- [What is required]: Output every line exactly as written. Leave out pictures.

***

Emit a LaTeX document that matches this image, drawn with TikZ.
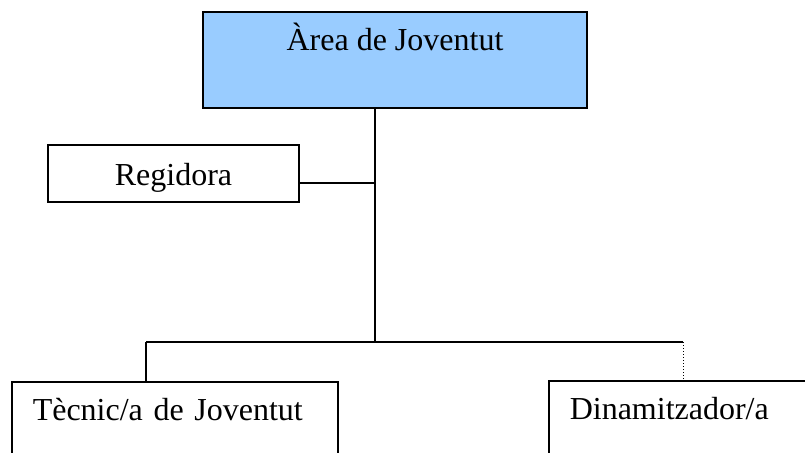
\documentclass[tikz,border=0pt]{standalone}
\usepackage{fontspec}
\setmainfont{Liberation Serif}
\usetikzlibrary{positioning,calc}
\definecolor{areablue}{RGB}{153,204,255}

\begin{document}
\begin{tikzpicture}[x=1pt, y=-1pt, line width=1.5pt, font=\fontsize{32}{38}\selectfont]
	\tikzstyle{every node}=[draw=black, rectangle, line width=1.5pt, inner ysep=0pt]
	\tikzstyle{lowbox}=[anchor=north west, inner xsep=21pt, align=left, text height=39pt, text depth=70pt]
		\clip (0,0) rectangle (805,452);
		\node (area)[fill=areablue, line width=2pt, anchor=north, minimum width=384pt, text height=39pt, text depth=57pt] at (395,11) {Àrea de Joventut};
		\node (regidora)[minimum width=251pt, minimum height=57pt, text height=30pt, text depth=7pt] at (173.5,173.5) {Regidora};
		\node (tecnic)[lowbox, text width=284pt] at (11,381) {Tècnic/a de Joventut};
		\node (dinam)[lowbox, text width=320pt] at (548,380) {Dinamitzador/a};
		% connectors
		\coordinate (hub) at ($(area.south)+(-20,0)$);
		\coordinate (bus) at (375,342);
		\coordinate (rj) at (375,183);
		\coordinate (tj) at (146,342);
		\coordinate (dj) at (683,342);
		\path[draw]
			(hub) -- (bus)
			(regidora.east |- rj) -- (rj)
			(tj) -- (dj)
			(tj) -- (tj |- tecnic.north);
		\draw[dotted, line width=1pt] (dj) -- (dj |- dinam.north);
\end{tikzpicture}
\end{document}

***

- [Result below]:
Emit a LaTeX document that matches this image, drawn with TikZ.
\documentclass[tikz,border=0pt]{standalone}
\usepackage{fontspec}
\setmainfont{Liberation Serif}
\usetikzlibrary{positioning,calc}
\definecolor{areablue}{RGB}{153,204,255}

\begin{document}
\begin{tikzpicture}[x=1pt, y=-1pt, line width=1.5pt, font=\fontsize{32}{38}\selectfont]
	\tikzstyle{every node}=[draw=black, rectangle, line width=1.5pt, inner ysep=0pt]
	\tikzstyle{lowbox}=[anchor=north west, inner xsep=21pt, align=left, text height=39pt, text depth=70pt]
		\clip (0,0) rectangle (805,452);
		\node (area)[fill=areablue, line width=2pt, anchor=north, minimum width=384pt, text height=39pt, text depth=57pt] at (395,11) {Àrea de Joventut};
		\node (regidora)[minimum width=251pt, minimum height=57pt, text height=30pt, text depth=7pt] at (173.5,173.5) {Regidora};
		\node (tecnic)[lowbox, text width=284pt] at (11,381) {Tècnic/a de Joventut};
		\node (dinam)[lowbox, text width=320pt] at (548,380) {Dinamitzador/a};
		% connectors
		\coordinate (hub) at ($(area.south)+(-20,0)$);
		\coordinate (bus) at (375,342);
		\coordinate (rj) at (375,183);
		\coordinate (tj) at (146,342);
		\coordinate (dj) at (683,342);
		\path[draw]
			(hub) -- (bus)
			(regidora.east |- rj) -- (rj)
			(tj) -- (dj)
			(tj) -- (tj |- tecnic.north);
		\draw[dotted, line width=1pt] (dj) -- (dj |- dinam.north);
\end{tikzpicture}
\end{document}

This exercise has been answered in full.